Stated task: Your output is the lines from the first one to the one containing "const aliasPower = [9.5, 35.8, 9.5];", repeated exactly, with images left out.

Recorded information:
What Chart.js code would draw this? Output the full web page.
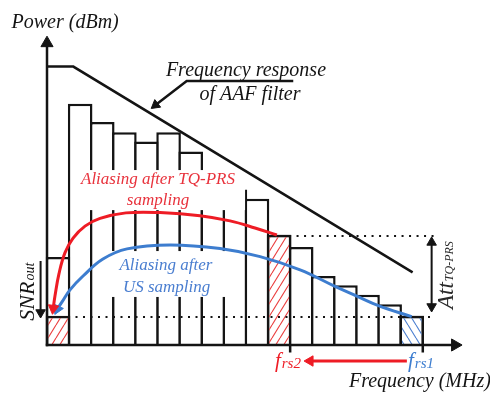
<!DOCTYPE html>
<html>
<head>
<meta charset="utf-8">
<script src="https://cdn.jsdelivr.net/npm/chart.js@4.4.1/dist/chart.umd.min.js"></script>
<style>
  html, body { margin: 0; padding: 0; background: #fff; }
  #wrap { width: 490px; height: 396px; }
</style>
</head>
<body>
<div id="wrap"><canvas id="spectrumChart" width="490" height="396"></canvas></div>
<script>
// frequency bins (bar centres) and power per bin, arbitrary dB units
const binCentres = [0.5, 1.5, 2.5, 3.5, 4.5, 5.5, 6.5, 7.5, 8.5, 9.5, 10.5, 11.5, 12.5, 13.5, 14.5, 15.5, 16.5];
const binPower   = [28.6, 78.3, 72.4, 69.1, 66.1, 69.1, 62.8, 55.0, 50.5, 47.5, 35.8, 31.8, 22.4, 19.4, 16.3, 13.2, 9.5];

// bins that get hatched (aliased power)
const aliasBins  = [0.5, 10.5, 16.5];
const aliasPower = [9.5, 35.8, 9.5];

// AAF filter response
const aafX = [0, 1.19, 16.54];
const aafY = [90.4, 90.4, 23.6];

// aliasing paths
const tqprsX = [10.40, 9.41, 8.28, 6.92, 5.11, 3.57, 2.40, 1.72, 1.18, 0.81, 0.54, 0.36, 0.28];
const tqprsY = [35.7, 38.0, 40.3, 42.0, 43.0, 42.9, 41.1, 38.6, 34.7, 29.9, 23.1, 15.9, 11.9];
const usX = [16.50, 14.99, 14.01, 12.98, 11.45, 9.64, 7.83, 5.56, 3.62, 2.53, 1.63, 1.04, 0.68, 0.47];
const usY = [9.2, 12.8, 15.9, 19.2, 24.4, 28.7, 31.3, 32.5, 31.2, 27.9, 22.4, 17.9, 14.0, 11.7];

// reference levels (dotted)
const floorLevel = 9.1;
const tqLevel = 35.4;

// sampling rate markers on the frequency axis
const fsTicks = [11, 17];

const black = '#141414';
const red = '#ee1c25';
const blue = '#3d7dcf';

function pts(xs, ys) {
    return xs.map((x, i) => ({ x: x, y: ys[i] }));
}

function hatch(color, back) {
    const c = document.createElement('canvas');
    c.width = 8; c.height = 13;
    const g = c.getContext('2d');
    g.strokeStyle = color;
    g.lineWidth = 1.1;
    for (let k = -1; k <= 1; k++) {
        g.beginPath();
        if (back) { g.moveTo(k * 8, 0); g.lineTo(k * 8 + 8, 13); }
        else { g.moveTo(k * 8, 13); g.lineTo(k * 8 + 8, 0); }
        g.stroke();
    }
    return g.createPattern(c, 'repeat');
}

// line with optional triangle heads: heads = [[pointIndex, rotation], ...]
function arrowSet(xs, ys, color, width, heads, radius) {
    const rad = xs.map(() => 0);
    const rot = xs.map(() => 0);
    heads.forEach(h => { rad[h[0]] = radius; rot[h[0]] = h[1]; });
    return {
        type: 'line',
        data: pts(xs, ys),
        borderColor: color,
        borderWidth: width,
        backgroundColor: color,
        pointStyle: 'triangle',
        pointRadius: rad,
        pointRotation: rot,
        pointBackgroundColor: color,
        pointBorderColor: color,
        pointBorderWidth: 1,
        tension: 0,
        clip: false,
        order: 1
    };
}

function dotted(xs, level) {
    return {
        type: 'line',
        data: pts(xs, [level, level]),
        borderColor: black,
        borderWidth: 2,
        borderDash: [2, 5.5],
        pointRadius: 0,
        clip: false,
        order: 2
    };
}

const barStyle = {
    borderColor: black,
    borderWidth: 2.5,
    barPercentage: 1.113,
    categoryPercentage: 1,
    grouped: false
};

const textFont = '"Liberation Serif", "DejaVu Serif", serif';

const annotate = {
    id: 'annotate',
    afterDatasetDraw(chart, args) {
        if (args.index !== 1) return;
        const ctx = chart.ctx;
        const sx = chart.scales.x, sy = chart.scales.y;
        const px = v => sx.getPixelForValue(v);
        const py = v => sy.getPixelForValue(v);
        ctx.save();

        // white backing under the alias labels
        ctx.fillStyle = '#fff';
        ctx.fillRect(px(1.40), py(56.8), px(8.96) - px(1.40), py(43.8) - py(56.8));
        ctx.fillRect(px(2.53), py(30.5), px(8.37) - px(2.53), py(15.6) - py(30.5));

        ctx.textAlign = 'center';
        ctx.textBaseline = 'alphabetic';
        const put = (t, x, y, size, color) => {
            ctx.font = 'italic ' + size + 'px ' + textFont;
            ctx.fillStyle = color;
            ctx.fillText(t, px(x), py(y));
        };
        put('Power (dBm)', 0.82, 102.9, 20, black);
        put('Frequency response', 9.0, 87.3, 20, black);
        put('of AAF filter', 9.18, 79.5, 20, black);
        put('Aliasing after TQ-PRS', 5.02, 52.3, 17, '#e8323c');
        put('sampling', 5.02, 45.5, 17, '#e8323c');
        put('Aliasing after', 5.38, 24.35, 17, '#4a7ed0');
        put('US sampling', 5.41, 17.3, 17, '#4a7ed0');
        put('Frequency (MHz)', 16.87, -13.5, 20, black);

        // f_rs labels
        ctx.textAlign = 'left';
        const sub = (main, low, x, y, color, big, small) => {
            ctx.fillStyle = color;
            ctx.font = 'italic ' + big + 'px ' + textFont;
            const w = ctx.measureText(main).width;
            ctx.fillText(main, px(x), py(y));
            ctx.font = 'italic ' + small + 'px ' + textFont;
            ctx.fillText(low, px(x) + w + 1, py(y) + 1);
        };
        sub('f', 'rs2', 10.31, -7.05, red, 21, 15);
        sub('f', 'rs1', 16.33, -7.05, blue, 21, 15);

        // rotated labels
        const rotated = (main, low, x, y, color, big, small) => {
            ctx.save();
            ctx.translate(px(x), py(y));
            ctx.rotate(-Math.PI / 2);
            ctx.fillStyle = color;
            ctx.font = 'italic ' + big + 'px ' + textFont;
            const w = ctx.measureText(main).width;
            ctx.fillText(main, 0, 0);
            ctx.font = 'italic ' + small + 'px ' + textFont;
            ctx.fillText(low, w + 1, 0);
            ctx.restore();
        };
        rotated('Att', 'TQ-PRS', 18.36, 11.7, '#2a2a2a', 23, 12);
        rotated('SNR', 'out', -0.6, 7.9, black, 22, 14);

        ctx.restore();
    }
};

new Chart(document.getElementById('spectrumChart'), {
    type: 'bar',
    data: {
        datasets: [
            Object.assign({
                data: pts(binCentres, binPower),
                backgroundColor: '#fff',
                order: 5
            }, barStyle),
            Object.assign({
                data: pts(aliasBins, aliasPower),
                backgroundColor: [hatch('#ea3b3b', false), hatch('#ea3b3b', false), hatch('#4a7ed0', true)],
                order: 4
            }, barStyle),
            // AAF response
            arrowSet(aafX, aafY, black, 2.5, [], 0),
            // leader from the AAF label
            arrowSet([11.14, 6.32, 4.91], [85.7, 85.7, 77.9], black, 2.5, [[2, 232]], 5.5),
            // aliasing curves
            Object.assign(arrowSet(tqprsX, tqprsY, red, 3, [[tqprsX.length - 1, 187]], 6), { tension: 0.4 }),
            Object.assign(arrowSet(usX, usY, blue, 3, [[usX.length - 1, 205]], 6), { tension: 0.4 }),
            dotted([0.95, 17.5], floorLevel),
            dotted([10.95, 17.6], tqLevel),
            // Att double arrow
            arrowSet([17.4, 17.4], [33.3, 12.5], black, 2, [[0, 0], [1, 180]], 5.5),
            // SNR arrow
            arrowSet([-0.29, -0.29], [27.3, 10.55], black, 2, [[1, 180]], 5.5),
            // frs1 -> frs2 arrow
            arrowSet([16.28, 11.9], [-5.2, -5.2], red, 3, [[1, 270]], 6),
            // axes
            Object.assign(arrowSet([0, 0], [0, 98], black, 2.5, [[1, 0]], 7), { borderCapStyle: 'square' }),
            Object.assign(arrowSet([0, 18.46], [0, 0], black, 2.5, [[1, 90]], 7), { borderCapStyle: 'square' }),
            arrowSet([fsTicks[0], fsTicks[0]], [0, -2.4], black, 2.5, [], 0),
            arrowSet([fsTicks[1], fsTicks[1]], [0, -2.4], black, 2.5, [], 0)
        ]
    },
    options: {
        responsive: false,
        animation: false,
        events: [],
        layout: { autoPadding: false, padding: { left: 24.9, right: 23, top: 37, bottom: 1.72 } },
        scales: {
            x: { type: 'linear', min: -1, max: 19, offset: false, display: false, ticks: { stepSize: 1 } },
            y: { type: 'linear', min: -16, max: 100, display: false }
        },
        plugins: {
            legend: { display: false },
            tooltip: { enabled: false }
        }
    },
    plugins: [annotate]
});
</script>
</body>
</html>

The result:
What Chart.js code would draw this? Output the full web page.
<!DOCTYPE html>
<html>
<head>
<meta charset="utf-8">
<script src="https://cdn.jsdelivr.net/npm/chart.js@4.4.1/dist/chart.umd.min.js"></script>
<style>
  html, body { margin: 0; padding: 0; background: #fff; }
  #wrap { width: 490px; height: 396px; }
</style>
</head>
<body>
<div id="wrap"><canvas id="spectrumChart" width="490" height="396"></canvas></div>
<script>
// frequency bins (bar centres) and power per bin, arbitrary dB units
const binCentres = [0.5, 1.5, 2.5, 3.5, 4.5, 5.5, 6.5, 7.5, 8.5, 9.5, 10.5, 11.5, 12.5, 13.5, 14.5, 15.5, 16.5];
const binPower   = [28.6, 78.3, 72.4, 69.1, 66.1, 69.1, 62.8, 55.0, 50.5, 47.5, 35.8, 31.8, 22.4, 19.4, 16.3, 13.2, 9.5];

// bins that get hatched (aliased power)
const aliasBins  = [0.5, 10.5, 16.5];
const aliasPower = [9.5, 35.8, 9.5];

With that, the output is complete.